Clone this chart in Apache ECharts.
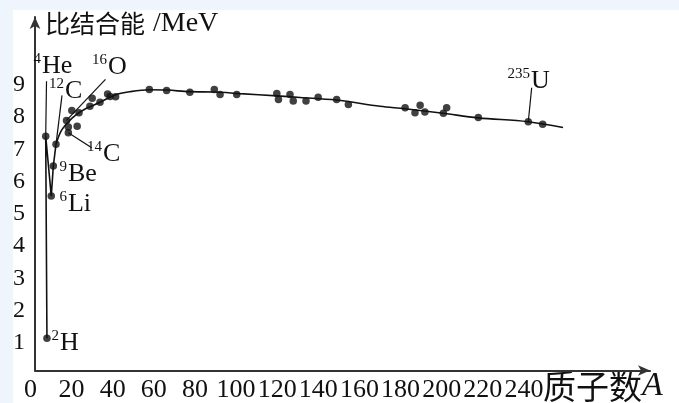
<!DOCTYPE html>
<html><head><meta charset="utf-8">
<script src="https://cdn.jsdelivr.net/npm/echarts@6/dist/echarts.min.js"></script>
<style>html,body{margin:0;padding:0;background:#eef5fc;} #c{width:679px;height:403px;}</style>
</head><body><div id="c"></div>
<script>
// ---- data ----
const xTickLabels = [0,20,40,60,80,100,120,140,160,180,200,220,240];
const yTickLabels = [1,2,3,4,5,6,7,8,9];

// nuclei dots: mass number A, binding energy per nucleon (MeV)
const pointA = [8.0,7.4,10.1,11.1,12.4,17.5,18.4,18.4,20.1,22.7,23.6,28.9,30.0,33.8,37.5,38.7,41.4,57.8,66.2,77.5,89.4,92.2,100.3,119.8,120.6,126.2,127.8,134.0,139.9,148.9,154.6,182.2,187.0,189.5,191.8,200.8,202.4,217.8,242.1,249.1];
const pointE = [1.15,7.40,5.55,6.48,7.15,7.89,7.69,7.51,8.20,7.71,8.13,8.33,8.58,8.45,8.71,8.63,8.62,8.85,8.82,8.76,8.85,8.69,8.69,8.72,8.54,8.69,8.49,8.49,8.61,8.54,8.38,8.28,8.13,8.36,8.15,8.11,8.28,7.98,7.85,7.77];

// light-nuclei zigzag (straight segments)
const lightA = [8.0,7.4,10.1,11.1,12.4];
const lightE = [1.15,7.40,5.55,6.48,7.15];

// smooth trend curve
const curveA = [12.4,14.8,18.2,22.1,27.0,33.8,41.1,48.4,58.1,66.4,77.5,89.8,101.9,119.9,131.1,148.6,170.0,182.2,200.7,217.7,242.0,259.0];
const curveE = [7.15,7.55,7.83,8.06,8.26,8.45,8.68,8.78,8.84,8.83,8.78,8.77,8.72,8.65,8.60,8.52,8.33,8.25,8.11,7.97,7.85,7.67];

// labelled nuclei
const isoSymbol = ['H','He','Li','Be','C','O','C','U'];
const isoMass   = ['2','4','6','9','12','16','14','235'];
const isoA = [8.0,7.4,10.1,11.1,12.4,17.5,18.4,242.1];
const isoE = [1.15,7.40,5.55,6.48,7.15,7.89,7.51,7.85];

// ---- layout / style (pixel offsets from the labelled dot) ----
const isoLayout = [
  {label:[13,5]},
  {label:[-3.7,-70], leader:[0.8,-55]},
  {label:[16.7,8]},
  {label:[14.7,8]},
  {label:[9,-53], leader:[6,-49]},
  {label:[41.5,-53.5], leader:[39,-41]},
  {label:[34.7,21.7], leader:[23.4,15]},
  {label:[2.7,-41], leader:[3.4,-34]}
];

const INK = '#111';
const SERIF = 'Liberation Serif';
const CJK = 'Noto Sans CJK SC';
const X_MIN_AXIS = 2.19;
const X_MAX = 301.3;

function renderIso(params, api) {
  const i = api.value(2);
  const p = api.coord([api.value(0), api.value(1)]);
  const lay = isoLayout[i];
  const children = [];
  if (lay.leader) {
    children.push({type:'line', shape:{x1:p[0], y1:p[1], x2:p[0]+lay.leader[0], y2:p[1]+lay.leader[1]},
      style:{stroke:INK, lineWidth:1.2}});
  }
  const lx = p[0]+lay.label[0], ly = p[1]+lay.label[1];
  children.push({type:'text', x:lx, y:ly, style:{text:isoSymbol[i], fontFamily:SERIF, fontSize:26, fill:INK, align:'left', verticalAlign:'middle'}});
  children.push({type:'text', x:lx-1, y:ly-7, style:{text:isoMass[i], fontFamily:SERIF, fontSize:15, fill:INK, align:'right', verticalAlign:'middle'}});
  return {type:'group', children};
}

const chart = echarts.init(document.getElementById('c'), null, {renderer:'canvas'});
chart.setOption({
  animation:false,
  backgroundColor:'transparent',
  graphic:[{type:'rect', z:-10, silent:true, shape:{x:13, y:10, width:666, height:393}, style:{fill:'#ffffff'}}],
  grid:[
    {left:30.5, right:29, top:17, bottom:30.5},
    {left:35, right:29, top:17, bottom:30.5}
  ],
  xAxis:[
    { gridIndex:0, type:'value', min:0, max:X_MAX,
      axisLine:{show:false}, axisTick:{show:false}, splitLine:{show:false},
      axisLabel:{customValues:xTickLabels, margin:8, fontFamily:SERIF, fontSize:26, color:INK} },
    { gridIndex:1, type:'value', min:X_MIN_AXIS, max:X_MAX,
      axisLine:{show:true, onZero:false, symbol:['none','arrow'], symbolSize:[8,12], lineStyle:{color:'#333', width:2}},
      axisTick:{show:false}, axisLabel:{show:false}, splitLine:{show:false},
      name:'{c|质子数}{a|A}', nameLocation:'end', nameGap:-107, nameMoveOverlap:false,
      nameTextStyle:{align:'left', verticalAlign:'middle', padding:[31,0,0,0],
        rich:{c:{fontFamily:CJK, fontSize:33, color:INK}, a:{fontFamily:SERIF, fontStyle:'italic', fontSize:34, color:INK}}} }
  ],
  yAxis:[
    { gridIndex:0, type:'value', min:0.154, max:11.09, show:false },
    { gridIndex:1, type:'value', min:0.154, max:11.09,
      axisLine:{show:true, onZero:false, symbol:['none','arrow'], symbolSize:[8,12], lineStyle:{color:'#333', width:2}},
      axisTick:{show:false}, splitLine:{show:false},
      axisLabel:{customValues:yTickLabels, margin:10, fontFamily:SERIF, fontSize:24, color:INK},
      name:'{c|比结合能}{m|/MeV}', nameLocation:'end', nameGap:-6.5, nameMoveOverlap:false,
      nameTextStyle:{align:'left', verticalAlign:'middle', padding:[0,0,0,10],
        rich:{c:{fontFamily:CJK, fontSize:25, color:INK}, m:{fontFamily:SERIF, fontSize:28, color:INK, padding:[0,0,0,8]}}} }
  ],
  series:[
    { type:'line', xAxisIndex:1, yAxisIndex:1, data:lightA.map((a,i)=>[a, lightE[i]]),
      showSymbol:false, smooth:false, lineStyle:{color:INK, width:1.6}, z:3, silent:true },
    { type:'line', xAxisIndex:1, yAxisIndex:1, data:curveA.map((a,i)=>[a, curveE[i]]),
      showSymbol:false, smooth:0.35, lineStyle:{color:INK, width:1.6}, z:3, silent:true },
    { type:'scatter', xAxisIndex:1, yAxisIndex:1, data:pointA.map((a,i)=>[a, pointE[i]]),
      symbolSize:7.5, itemStyle:{color:INK}, z:4, silent:true },
    { type:'custom', xAxisIndex:1, yAxisIndex:1, data:isoA.map((a,i)=>[a, isoE[i], i]),
      renderItem:renderIso, z:5, silent:true, clip:false }
  ]
});
</script>
</body></html>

━━━

*EXERCISE REQUIREMENTS*: Reproduce the material above from its first line through the line containing "const yTickLabels = [1,2,3,4,5,6,7,8,9];", both ends included, and skip every picture.

*OUTPUT FOR THIS EXERCISE*:
Clone this chart in Apache ECharts.
<!DOCTYPE html>
<html><head><meta charset="utf-8">
<script src="https://cdn.jsdelivr.net/npm/echarts@6/dist/echarts.min.js"></script>
<style>html,body{margin:0;padding:0;background:#eef5fc;} #c{width:679px;height:403px;}</style>
</head><body><div id="c"></div>
<script>
// ---- data ----
const xTickLabels = [0,20,40,60,80,100,120,140,160,180,200,220,240];
const yTickLabels = [1,2,3,4,5,6,7,8,9];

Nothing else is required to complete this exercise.